Superannuation fund members were confronted with the harsh reality of more modest returns in January, according to data provided by InTech Investment Consultants.
Looking at the opening month of the calendar year, the InTech data shows a median fund return for growth-oriented superannuation funds of just 0.5 per cent. This compares with the robust 15.9 per cent return by the median fund in 2004.
InTech’s senior consultant, Andrew Korbel said the return was roughly in line with what members should expect over the long-term from a growth-oriented strategy — around 7 per cent or 4 per cent above inflation.
However, he said people should not be disappointed by the January result.

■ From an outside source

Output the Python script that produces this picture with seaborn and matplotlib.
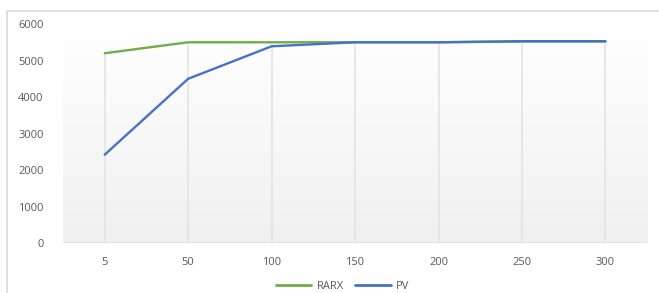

“While it is natural to feel like things are travelling slower than they have been, any sense of disappointment associated with the slow-down in returns is unwarranted,” Korbel said.
“2004 was an above average year for growth-oriented investing and it is not realistic to expect double digit returns to continue unabated.”
The InTech data showed that Australian shares continued to perform comparatively well, with international equities being the disappointment, down an aggregate 1.1 per cent.
The top performing managers during January were Perpetual (1.8 per cent), Macquarie (1.2 per cent) and ANZ (1.1 per cent).
InTech said that for the seven months of the 2004-05 financial year, the median fund return stood at 8.8 per cent while Perpetual with 12.7 per cent continued to lead from Invesco (11.2 per cent) and AMP Balanced Growth (10.1 per cent) filling out the top three positions.